--- begin ---

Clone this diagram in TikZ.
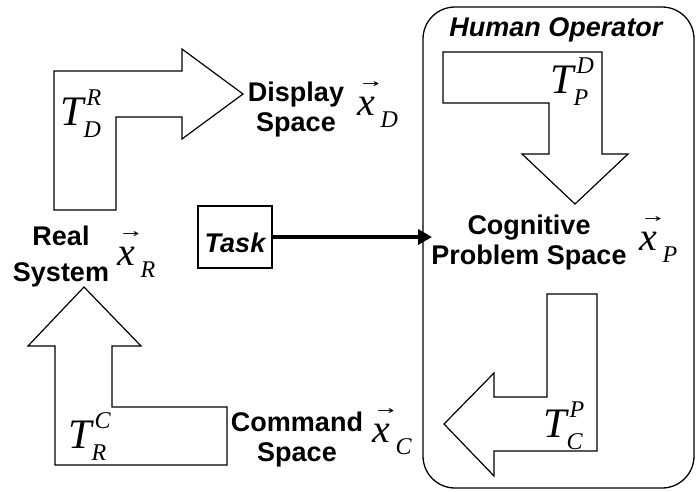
\documentclass[tikz,border=0pt]{standalone}
\usepackage{graphicx}
\usepackage{fontspec}
\setmainfont{Liberation Sans}
\newfontfamily\tms{Liberation Serif}
\newfontfamily\arrfont{DejaVu Sans}
\usetikzlibrary{arrows.meta}

% transformation symbol T with superscript and subscript
\newcommand{\Tmap}[2]{%
  {\tms\itshape\fontsize{42}{42}\selectfont T}%
  \rlap{\hspace{3pt}\raisebox{20pt}{\tms\itshape\fontsize{24}{24}\selectfont #1}}%
  \raisebox{-12pt}{\tms\itshape\fontsize{24}{24}\selectfont #2}}

% state vector x with arrow and subscript
\newcommand{\vecx}[1]{%
  \ooalign{\hfil\hspace{5pt}\smash{\raisebox{28pt}{\arrfont\fontsize{11}{11}\selectfont\scalebox{1.9}[1]{→}}}\hfil\cr
           {\tms\itshape\fontsize{40}{40}\selectfont x}\cr}%
  \hspace{1pt}\raisebox{-12pt}{\tms\itshape\fontsize{24}{24}\selectfont #1}}

\tikzset{
  fatarrow/.style={draw, line width=1.2pt, fill=white, line join=miter},
  lbl/.style={font=\bfseries\fontsize{27}{30}\selectfont, align=center, inner sep=0pt},
  sym/.style={inner sep=0pt, anchor=base west},
}

\begin{document}
\begin{tikzpicture}[x=1pt, y=-1pt]
\useasboundingbox (0,0) rectangle (696,491);

% human operator frame
\node[draw, line width=1.3pt, rounded corners=32pt, minimum width=271pt,
      minimum height=481pt, inner sep=0pt] (human) at (558.5,247.5) {};
\node[font=\bfseries\itshape\fontsize{27}{27}\selectfont, inner sep=0pt]
      (humanlbl) at (556,30) {Human Operator};

% transformation arrows
\draw[fatarrow] (54,71) -- (182,71) -- (182,49) -- (243,94) -- (182,139)
  -- (182,117) -- (116,117) -- (116,210) -- (54,210) -- cycle;
\draw[fatarrow] (443,52) -- (602,52) -- (602,154) -- (628,154) -- (575,204)
  -- (522,154) -- (549,154) -- (549,103) -- (443,103) -- cycle;
\draw[fatarrow] (547,294) -- (597,294) -- (597,451) -- (494,451) -- (494,476)
  -- (444,424) -- (494,373) -- (494,397) -- (547,397) -- cycle;
\draw[fatarrow] (55,465) -- (55,346) -- (28,346) -- (84,287) -- (141,346)
  -- (112,346) -- (112,407) -- (227,407) -- (227,465) -- cycle;

% transformation labels
\node[sym] (tdr) at (60,125) {\Tmap{R}{D}};
\node[sym] (tpd) at (550,93) {\Tmap{D}{P}};
\node[sym] (trc) at (68,448) {\Tmap{C}{R}};
\node[sym] (tcp) at (543,437) {\Tmap{P}{C}};

% spaces
\node[lbl] (display) at (296,110) {Display\\Space};
\node[lbl, font=\bfseries\fontsize{27}{36}\selectfont] (real) at (61,257) {Real\\System};
\node[lbl] (cognitive) at (529,243) {Cognitive\\Problem Space};
\node[lbl] (command) at (297,440) {Command\\Space};

\node[sym] (xd) at (357,115) {\vecx{D}};
\node[sym] (xr) at (117,265) {\vecx{R}};
\node[sym] (xp) at (639,250) {\vecx{P}};
\node[sym] (xc) at (372,442) {\vecx{C}};

% task input
\node[draw, line width=1.2pt, minimum width=74pt, minimum height=62pt,
      inner sep=0pt, text height=30pt, text depth=0pt,
      font=\bfseries\itshape\fontsize{27}{27}\selectfont] (task) at (235,237) {Task};
\coordinate (taskin) at (432,237);
\draw[line width=4.5pt, -{Triangle[length=14pt,width=15pt]}] (task.east) -- (taskin);
\end{tikzpicture}
\end{document}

--- end ---

[SHORT EXERCISE]
All the lines above are to be given again exactly as they read, with the pictures removed.

[WRITTEN RESPONSE]
Clone this diagram in TikZ.
\documentclass[tikz,border=0pt]{standalone}
\usepackage{graphicx}
\usepackage{fontspec}
\setmainfont{Liberation Sans}
\newfontfamily\tms{Liberation Serif}
\newfontfamily\arrfont{DejaVu Sans}
\usetikzlibrary{arrows.meta}

% transformation symbol T with superscript and subscript
\newcommand{\Tmap}[2]{%
  {\tms\itshape\fontsize{42}{42}\selectfont T}%
  \rlap{\hspace{3pt}\raisebox{20pt}{\tms\itshape\fontsize{24}{24}\selectfont #1}}%
  \raisebox{-12pt}{\tms\itshape\fontsize{24}{24}\selectfont #2}}

% state vector x with arrow and subscript
\newcommand{\vecx}[1]{%
  \ooalign{\hfil\hspace{5pt}\smash{\raisebox{28pt}{\arrfont\fontsize{11}{11}\selectfont\scalebox{1.9}[1]{→}}}\hfil\cr
           {\tms\itshape\fontsize{40}{40}\selectfont x}\cr}%
  \hspace{1pt}\raisebox{-12pt}{\tms\itshape\fontsize{24}{24}\selectfont #1}}

\tikzset{
  fatarrow/.style={draw, line width=1.2pt, fill=white, line join=miter},
  lbl/.style={font=\bfseries\fontsize{27}{30}\selectfont, align=center, inner sep=0pt},
  sym/.style={inner sep=0pt, anchor=base west},
}

\begin{document}
\begin{tikzpicture}[x=1pt, y=-1pt]
\useasboundingbox (0,0) rectangle (696,491);

% human operator frame
\node[draw, line width=1.3pt, rounded corners=32pt, minimum width=271pt,
      minimum height=481pt, inner sep=0pt] (human) at (558.5,247.5) {};
\node[font=\bfseries\itshape\fontsize{27}{27}\selectfont, inner sep=0pt]
      (humanlbl) at (556,30) {Human Operator};

% transformation arrows
\draw[fatarrow] (54,71) -- (182,71) -- (182,49) -- (243,94) -- (182,139)
  -- (182,117) -- (116,117) -- (116,210) -- (54,210) -- cycle;
\draw[fatarrow] (443,52) -- (602,52) -- (602,154) -- (628,154) -- (575,204)
  -- (522,154) -- (549,154) -- (549,103) -- (443,103) -- cycle;
\draw[fatarrow] (547,294) -- (597,294) -- (597,451) -- (494,451) -- (494,476)
  -- (444,424) -- (494,373) -- (494,397) -- (547,397) -- cycle;
\draw[fatarrow] (55,465) -- (55,346) -- (28,346) -- (84,287) -- (141,346)
  -- (112,346) -- (112,407) -- (227,407) -- (227,465) -- cycle;

% transformation labels
\node[sym] (tdr) at (60,125) {\Tmap{R}{D}};
\node[sym] (tpd) at (550,93) {\Tmap{D}{P}};
\node[sym] (trc) at (68,448) {\Tmap{C}{R}};
\node[sym] (tcp) at (543,437) {\Tmap{P}{C}};

% spaces
\node[lbl] (display) at (296,110) {Display\\Space};
\node[lbl, font=\bfseries\fontsize{27}{36}\selectfont] (real) at (61,257) {Real\\System};
\node[lbl] (cognitive) at (529,243) {Cognitive\\Problem Space};
\node[lbl] (command) at (297,440) {Command\\Space};

\node[sym] (xd) at (357,115) {\vecx{D}};
\node[sym] (xr) at (117,265) {\vecx{R}};
\node[sym] (xp) at (639,250) {\vecx{P}};
\node[sym] (xc) at (372,442) {\vecx{C}};

% task input
\node[draw, line width=1.2pt, minimum width=74pt, minimum height=62pt,
      inner sep=0pt, text height=30pt, text depth=0pt,
      font=\bfseries\itshape\fontsize{27}{27}\selectfont] (task) at (235,237) {Task};
\coordinate (taskin) at (432,237);
\draw[line width=4.5pt, -{Triangle[length=14pt,width=15pt]}] (task.east) -- (taskin);
\end{tikzpicture}
\end{document}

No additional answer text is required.